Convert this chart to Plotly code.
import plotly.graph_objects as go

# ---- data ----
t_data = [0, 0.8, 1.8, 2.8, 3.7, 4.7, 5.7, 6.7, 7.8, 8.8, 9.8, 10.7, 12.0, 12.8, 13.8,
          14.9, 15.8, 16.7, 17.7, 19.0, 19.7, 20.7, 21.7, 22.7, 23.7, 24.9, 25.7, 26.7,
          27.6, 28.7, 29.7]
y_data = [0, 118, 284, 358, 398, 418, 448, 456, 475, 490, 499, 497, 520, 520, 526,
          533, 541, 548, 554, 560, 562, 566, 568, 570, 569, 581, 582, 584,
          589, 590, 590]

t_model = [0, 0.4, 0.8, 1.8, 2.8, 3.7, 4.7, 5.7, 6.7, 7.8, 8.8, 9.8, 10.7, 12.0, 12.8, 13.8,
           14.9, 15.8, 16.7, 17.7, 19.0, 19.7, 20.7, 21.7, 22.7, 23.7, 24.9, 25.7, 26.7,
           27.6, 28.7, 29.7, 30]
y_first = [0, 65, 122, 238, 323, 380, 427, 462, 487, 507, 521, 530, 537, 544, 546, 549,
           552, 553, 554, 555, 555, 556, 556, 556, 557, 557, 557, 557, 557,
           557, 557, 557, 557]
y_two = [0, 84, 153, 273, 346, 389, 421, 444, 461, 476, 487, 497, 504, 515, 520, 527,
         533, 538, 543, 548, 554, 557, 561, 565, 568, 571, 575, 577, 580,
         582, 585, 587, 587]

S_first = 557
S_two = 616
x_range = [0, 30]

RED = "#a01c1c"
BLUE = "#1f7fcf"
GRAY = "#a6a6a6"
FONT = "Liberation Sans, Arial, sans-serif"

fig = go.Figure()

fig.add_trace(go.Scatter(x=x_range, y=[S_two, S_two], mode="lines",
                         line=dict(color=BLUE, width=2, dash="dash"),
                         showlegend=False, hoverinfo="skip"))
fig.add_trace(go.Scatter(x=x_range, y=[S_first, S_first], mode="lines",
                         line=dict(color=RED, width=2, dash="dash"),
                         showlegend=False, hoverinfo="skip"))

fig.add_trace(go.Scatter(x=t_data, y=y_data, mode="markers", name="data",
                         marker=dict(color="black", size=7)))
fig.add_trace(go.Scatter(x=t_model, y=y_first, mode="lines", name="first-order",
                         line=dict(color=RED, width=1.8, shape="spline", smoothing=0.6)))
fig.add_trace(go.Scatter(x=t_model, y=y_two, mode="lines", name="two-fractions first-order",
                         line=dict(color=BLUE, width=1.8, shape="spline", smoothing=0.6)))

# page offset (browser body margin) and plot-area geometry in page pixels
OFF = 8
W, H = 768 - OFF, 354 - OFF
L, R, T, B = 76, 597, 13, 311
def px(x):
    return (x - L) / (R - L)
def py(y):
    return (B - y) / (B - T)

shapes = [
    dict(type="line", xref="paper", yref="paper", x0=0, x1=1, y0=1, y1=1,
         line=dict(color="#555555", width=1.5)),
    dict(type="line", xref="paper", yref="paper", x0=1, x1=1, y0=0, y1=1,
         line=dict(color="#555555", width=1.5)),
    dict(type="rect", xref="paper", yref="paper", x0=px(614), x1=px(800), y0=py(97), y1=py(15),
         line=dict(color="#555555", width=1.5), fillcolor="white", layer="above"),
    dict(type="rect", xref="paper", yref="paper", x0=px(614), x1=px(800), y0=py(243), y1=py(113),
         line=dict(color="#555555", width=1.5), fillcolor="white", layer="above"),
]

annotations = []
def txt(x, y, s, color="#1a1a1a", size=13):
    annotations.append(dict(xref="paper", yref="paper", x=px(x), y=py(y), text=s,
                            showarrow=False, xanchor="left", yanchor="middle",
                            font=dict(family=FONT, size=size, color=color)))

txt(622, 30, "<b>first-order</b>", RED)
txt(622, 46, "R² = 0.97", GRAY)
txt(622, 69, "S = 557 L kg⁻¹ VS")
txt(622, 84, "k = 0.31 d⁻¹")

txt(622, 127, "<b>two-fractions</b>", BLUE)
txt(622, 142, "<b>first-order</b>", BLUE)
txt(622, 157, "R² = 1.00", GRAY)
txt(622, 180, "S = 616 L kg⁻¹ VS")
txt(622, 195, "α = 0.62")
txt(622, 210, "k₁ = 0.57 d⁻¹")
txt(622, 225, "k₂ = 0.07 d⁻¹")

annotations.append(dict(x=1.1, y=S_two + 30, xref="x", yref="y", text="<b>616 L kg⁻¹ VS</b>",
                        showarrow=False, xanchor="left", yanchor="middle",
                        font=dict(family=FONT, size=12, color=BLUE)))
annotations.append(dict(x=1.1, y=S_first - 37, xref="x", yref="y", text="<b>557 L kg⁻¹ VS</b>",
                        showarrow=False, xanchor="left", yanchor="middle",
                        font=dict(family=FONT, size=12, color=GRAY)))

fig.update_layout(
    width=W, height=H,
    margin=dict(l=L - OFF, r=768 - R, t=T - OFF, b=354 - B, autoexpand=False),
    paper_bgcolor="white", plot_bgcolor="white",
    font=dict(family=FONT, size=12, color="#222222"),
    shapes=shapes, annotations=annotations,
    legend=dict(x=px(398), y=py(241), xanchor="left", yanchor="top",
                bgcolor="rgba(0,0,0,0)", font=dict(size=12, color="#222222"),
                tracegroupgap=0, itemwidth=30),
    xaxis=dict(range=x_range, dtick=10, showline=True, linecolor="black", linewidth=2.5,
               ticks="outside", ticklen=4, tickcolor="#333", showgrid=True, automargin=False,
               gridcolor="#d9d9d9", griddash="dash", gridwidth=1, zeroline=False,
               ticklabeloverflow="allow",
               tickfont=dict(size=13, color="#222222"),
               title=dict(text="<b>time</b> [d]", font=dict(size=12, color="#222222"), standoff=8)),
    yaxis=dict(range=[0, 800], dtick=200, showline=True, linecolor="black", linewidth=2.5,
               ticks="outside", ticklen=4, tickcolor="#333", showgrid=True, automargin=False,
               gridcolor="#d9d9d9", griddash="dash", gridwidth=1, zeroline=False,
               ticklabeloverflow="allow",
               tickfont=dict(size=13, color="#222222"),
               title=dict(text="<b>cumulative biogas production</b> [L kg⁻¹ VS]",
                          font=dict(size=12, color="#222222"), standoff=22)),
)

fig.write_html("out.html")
--
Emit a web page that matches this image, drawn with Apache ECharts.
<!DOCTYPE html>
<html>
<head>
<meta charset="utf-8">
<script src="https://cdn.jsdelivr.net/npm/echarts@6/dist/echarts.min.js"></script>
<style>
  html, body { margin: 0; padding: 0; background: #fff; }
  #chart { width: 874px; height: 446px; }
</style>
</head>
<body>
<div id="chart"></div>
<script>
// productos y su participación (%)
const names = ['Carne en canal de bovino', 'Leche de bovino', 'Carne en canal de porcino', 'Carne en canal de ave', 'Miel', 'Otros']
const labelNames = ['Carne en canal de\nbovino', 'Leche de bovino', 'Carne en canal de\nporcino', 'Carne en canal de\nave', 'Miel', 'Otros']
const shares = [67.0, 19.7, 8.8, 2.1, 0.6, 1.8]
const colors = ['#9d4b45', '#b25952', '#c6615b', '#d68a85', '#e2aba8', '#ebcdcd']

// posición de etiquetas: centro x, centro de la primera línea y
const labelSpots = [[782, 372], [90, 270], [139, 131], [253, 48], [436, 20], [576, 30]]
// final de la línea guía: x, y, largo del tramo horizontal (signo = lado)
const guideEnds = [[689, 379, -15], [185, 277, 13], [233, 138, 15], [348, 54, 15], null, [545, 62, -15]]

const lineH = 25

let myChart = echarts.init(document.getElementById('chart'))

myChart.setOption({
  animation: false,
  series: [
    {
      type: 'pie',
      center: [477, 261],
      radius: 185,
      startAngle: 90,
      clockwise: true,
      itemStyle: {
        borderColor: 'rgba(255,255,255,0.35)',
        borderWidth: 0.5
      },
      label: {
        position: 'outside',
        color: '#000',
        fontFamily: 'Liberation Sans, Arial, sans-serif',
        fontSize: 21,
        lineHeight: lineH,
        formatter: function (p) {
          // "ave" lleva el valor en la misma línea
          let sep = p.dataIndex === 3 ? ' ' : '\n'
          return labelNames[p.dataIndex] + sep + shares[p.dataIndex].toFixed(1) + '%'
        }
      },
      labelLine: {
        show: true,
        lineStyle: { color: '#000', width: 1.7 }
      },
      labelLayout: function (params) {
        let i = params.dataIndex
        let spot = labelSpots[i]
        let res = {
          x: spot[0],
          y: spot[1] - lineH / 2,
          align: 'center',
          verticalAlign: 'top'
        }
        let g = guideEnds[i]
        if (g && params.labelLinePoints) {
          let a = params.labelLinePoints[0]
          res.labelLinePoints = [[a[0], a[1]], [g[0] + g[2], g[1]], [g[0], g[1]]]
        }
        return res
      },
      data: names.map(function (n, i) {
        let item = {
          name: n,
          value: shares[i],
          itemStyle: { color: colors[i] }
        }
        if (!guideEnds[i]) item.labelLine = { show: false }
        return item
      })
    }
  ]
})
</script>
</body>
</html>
--
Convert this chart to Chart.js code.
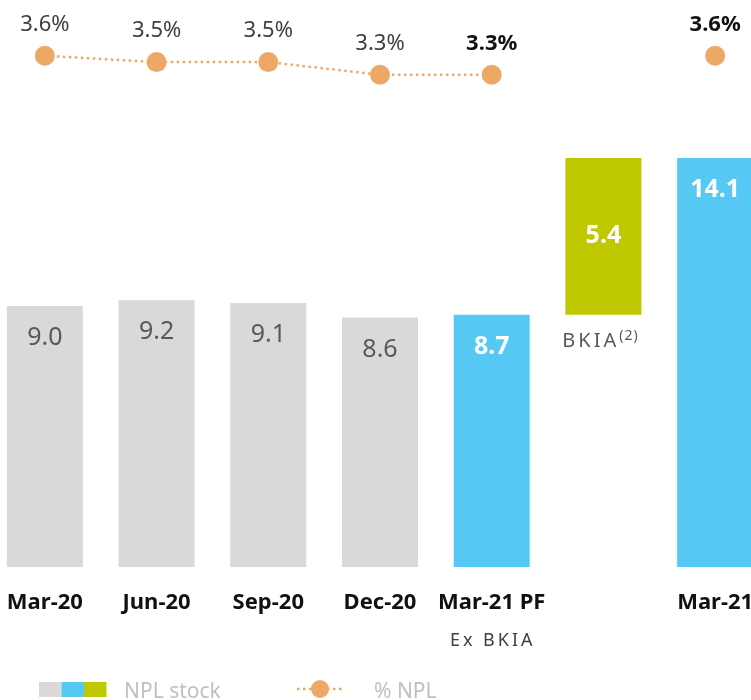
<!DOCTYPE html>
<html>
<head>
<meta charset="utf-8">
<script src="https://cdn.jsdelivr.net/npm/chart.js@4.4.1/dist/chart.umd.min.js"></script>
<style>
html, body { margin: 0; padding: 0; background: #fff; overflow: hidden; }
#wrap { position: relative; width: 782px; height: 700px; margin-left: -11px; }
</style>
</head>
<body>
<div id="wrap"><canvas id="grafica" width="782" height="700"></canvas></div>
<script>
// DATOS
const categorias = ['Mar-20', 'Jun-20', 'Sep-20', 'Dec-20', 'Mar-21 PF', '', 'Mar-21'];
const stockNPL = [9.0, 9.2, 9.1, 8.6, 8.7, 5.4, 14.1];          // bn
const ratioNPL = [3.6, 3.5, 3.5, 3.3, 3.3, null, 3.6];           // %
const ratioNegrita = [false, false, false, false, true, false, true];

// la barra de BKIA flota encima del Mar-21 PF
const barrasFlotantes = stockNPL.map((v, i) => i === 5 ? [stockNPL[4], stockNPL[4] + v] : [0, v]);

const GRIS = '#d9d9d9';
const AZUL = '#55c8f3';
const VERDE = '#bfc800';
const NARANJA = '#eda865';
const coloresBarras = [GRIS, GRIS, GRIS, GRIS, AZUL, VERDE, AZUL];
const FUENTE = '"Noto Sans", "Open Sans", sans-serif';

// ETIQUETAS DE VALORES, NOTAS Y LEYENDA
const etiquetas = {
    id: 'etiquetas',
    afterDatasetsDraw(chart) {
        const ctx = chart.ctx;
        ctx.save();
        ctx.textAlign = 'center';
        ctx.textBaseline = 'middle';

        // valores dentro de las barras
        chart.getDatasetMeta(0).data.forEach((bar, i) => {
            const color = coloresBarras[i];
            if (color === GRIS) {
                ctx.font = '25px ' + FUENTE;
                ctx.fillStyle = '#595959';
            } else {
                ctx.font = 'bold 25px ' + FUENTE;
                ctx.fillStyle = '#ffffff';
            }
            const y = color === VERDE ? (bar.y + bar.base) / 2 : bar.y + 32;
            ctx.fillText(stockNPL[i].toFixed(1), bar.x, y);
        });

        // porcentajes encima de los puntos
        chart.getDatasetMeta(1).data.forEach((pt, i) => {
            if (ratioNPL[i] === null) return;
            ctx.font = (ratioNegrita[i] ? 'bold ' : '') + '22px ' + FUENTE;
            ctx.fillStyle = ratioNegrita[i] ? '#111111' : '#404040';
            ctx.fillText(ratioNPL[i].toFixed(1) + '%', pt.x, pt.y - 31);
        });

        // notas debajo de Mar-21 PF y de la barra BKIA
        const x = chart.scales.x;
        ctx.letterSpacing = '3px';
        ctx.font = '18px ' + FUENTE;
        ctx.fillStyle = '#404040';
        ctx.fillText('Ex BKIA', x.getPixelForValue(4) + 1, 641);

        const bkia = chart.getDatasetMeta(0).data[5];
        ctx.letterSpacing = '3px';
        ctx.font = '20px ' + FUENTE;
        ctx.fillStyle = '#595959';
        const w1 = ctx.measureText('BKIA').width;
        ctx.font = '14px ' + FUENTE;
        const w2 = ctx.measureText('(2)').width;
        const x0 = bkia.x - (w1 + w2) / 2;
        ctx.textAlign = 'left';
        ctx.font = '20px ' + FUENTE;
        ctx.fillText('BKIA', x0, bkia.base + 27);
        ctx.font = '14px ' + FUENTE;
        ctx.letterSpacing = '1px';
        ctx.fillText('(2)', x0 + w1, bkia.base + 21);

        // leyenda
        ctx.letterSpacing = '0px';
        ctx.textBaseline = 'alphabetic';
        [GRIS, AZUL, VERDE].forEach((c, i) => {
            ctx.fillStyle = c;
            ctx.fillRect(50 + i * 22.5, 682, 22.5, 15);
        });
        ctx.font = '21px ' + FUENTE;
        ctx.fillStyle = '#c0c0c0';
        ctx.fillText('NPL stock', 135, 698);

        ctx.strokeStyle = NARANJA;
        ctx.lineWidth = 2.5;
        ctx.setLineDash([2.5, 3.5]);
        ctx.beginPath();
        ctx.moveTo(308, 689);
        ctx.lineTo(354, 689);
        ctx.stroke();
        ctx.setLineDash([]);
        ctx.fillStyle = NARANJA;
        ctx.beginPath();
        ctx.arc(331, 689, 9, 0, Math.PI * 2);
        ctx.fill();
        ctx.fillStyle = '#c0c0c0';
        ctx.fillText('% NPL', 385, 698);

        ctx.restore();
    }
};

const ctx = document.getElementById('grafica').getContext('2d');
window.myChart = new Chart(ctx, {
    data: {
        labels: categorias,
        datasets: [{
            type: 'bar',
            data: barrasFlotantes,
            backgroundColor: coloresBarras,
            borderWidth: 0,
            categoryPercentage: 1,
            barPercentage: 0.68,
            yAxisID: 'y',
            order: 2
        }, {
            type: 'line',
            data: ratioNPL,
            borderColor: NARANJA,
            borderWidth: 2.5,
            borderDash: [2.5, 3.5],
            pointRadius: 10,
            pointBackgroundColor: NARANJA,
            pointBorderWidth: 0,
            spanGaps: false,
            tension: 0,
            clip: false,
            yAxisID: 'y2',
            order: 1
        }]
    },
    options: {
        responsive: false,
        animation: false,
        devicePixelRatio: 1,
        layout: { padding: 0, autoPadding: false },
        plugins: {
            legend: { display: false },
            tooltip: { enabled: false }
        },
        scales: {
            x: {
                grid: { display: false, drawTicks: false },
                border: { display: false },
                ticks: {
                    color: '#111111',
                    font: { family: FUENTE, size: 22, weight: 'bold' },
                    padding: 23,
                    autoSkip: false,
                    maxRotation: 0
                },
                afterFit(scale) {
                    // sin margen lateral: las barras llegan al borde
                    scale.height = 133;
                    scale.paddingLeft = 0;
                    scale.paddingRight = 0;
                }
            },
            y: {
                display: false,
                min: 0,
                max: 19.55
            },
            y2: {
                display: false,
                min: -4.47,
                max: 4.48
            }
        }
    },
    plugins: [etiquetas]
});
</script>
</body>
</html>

**Task**
Starting with the line that contains "Convert this chart to Plotly code.", repeat each line exactly, and stop once the line that contains "fig = go.Figure()" has been repeated.

**In response**
Convert this chart to Plotly code.
import plotly.graph_objects as go

# ---- data ----
t_data = [0, 0.8, 1.8, 2.8, 3.7, 4.7, 5.7, 6.7, 7.8, 8.8, 9.8, 10.7, 12.0, 12.8, 13.8,
          14.9, 15.8, 16.7, 17.7, 19.0, 19.7, 20.7, 21.7, 22.7, 23.7, 24.9, 25.7, 26.7,
          27.6, 28.7, 29.7]
y_data = [0, 118, 284, 358, 398, 418, 448, 456, 475, 490, 499, 497, 520, 520, 526,
          533, 541, 548, 554, 560, 562, 566, 568, 570, 569, 581, 582, 584,
          589, 590, 590]

t_model = [0, 0.4, 0.8, 1.8, 2.8, 3.7, 4.7, 5.7, 6.7, 7.8, 8.8, 9.8, 10.7, 12.0, 12.8, 13.8,
           14.9, 15.8, 16.7, 17.7, 19.0, 19.7, 20.7, 21.7, 22.7, 23.7, 24.9, 25.7, 26.7,
           27.6, 28.7, 29.7, 30]
y_first = [0, 65, 122, 238, 323, 380, 427, 462, 487, 507, 521, 530, 537, 544, 546, 549,
           552, 553, 554, 555, 555, 556, 556, 556, 557, 557, 557, 557, 557,
           557, 557, 557, 557]
y_two = [0, 84, 153, 273, 346, 389, 421, 444, 461, 476, 487, 497, 504, 515, 520, 527,
         533, 538, 543, 548, 554, 557, 561, 565, 568, 571, 575, 577, 580,
         582, 585, 587, 587]

S_first = 557
S_two = 616
x_range = [0, 30]

RED = "#a01c1c"
BLUE = "#1f7fcf"
GRAY = "#a6a6a6"
FONT = "Liberation Sans, Arial, sans-serif"

fig = go.Figure()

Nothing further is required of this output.